Given such differences, the international support to topple the Damascus regime has been slow in coming.

Yesterday, the news that the SNC had formed a military council to oversee and organise armed rebels within the country under a unified leadership came as fighters appeared to be pulling out of their Homs bastion in the Baba Amr district after almost a month of intense Government bombardment.

Announcing the creation of the new council, SNC leader Burhan Ghalioun said that, while the uprising had begun as a non-violent movement, the opposition now had to "shoulder its responsibilities in light of this new reality".

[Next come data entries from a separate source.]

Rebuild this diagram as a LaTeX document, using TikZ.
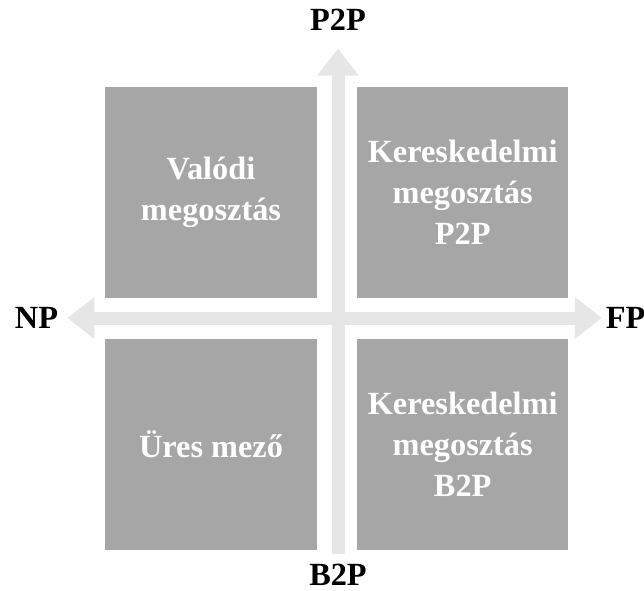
\documentclass[tikz,border=0pt]{standalone}
\usepackage{fontspec}
\setmainfont{Liberation Serif}
\usepackage{tikz}
\usetikzlibrary{arrows.meta, positioning}

\definecolor{quadgray}{HTML}{A6A6A6}
\definecolor{axisgray}{HTML}{E6E6E6}

\begin{document}
\begin{tikzpicture}[font=\fontsize{18.4}{23.3}\selectfont\bfseries, node distance=0.8cm,
  quad/.style={fill=quadgray, text=white, minimum width=4.22cm, minimum height=4.22cm, align=center, inner sep=0pt},
  axislabel/.style={inner sep=1mm},
  axis/.style={draw=axisgray, line width=0.26cm, -{Triangle[width=0.8cm, length=0.54cm]}}]
\useasboundingbox (-6.73,6.36) rectangle (6.15,-5.44);
% axis labels
\node[axislabel] (p2p) at (0.03,5.96) {P2P};
\node[axislabel] (b2p) at (0.03,-5.14) {B2P};
\node[axislabel] (np) at (-6.0,0) {NP};
\node[axislabel] (fp) at (5.78,0) {FP};
% axes
\draw[axis, shorten <=0.1cm, shorten >=0.25cm] (b2p) -- (p2p);
\draw[axis, {Triangle[width=0.8cm, length=0.54cm]}-{Triangle[width=0.8cm, length=0.54cm]}, shorten <=0.08cm, shorten >=-0.03cm] (np) -- (fp);
% quadrants
\node[quad] (real) at (-2.51,2.51) {Valódi\\megosztás};
\node[quad, right=of real] (commp2p) {Kereskedelmi\\megosztás\\P2P};
\node[quad, below=of real] (empty) {Üres mező};
\node[quad, below=of commp2p] (commb2p) {Kereskedelmi\\megosztás\\B2P};
\end{tikzpicture}
\end{document}
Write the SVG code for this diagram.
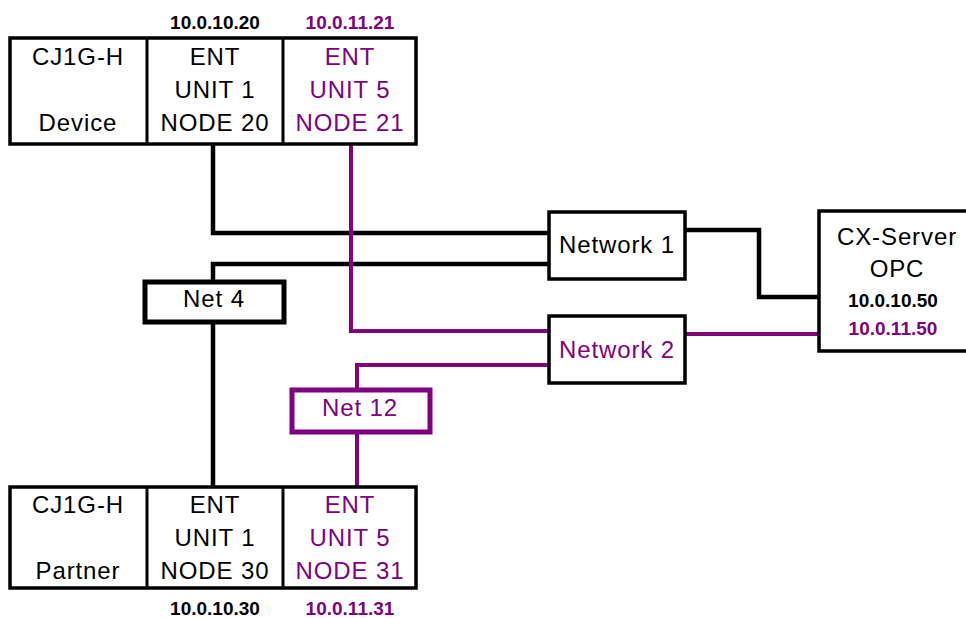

The new reality that Ghalioun speaks of has clearly taken on what some say is a desperate urgency given the latest developments in Homs, where the vastly superior firepower of the Syrian Army is not only resulting in terrible civilian casualties but pushing the rebels on to the back foot and perhaps damaging them irreparably.

Declaring unity among the rebel armed factions is one thing, but as I have heard from Syrian activists here in the Turkish city of Antakya where many are based, tensions exist between groups like the Free Syria Army, Syrian Liberation Army (SLA) and the myriad patchwork of other rebel outfits.

"Yes there have been some clashes," admitted one FSA spokesman yesterday, who like most within the opposition has a near blind faith in the belief that someone, somewhere, from within the international community will come to the opposition's support and rescue.

Though the likes of the United Nations, Washington, London and Paris may be diplomatically dithering, not so others. While having breakfast at my hotel yesterday morning, I was approached by a man who introduced himself as a Kuwaiti and part of a group that included some Saudis who had come to offer financial support to the Syrian opposition groups based in Turkey. "They need money, supplies," he told me. "They need it now, urgently."

What about weapons I asked?

"They have guns, but what they need most is ammunition," he replied, in a way that suggested, why not?

Certainly, Syrian activists here are happy to confirm that other Arab fighters, mainly Libyans, have offered their services to help them fight against Assad in the wake of their own successful toppling of Colonel Gaddafi's regime.

But they are also quick to emphatically point out that the last thing they need are outsiders getting directly involved in the conflict. The important thing they say is that the world sees Syrians, and only Syrians, taking the fight to the regime.

That said, under increasing pressure on the battlefield and with international attempts at mediation moving at a snails pace, the fragile Syrian opposition could easily succumb to offers of financial or material support that come with dangerous strings attached.

Syria's conflict is already burning fiercely. The challenge now for the international community is to contain that blaze before it spreads, possibly with devastating impact across the entire Middle East and beyond.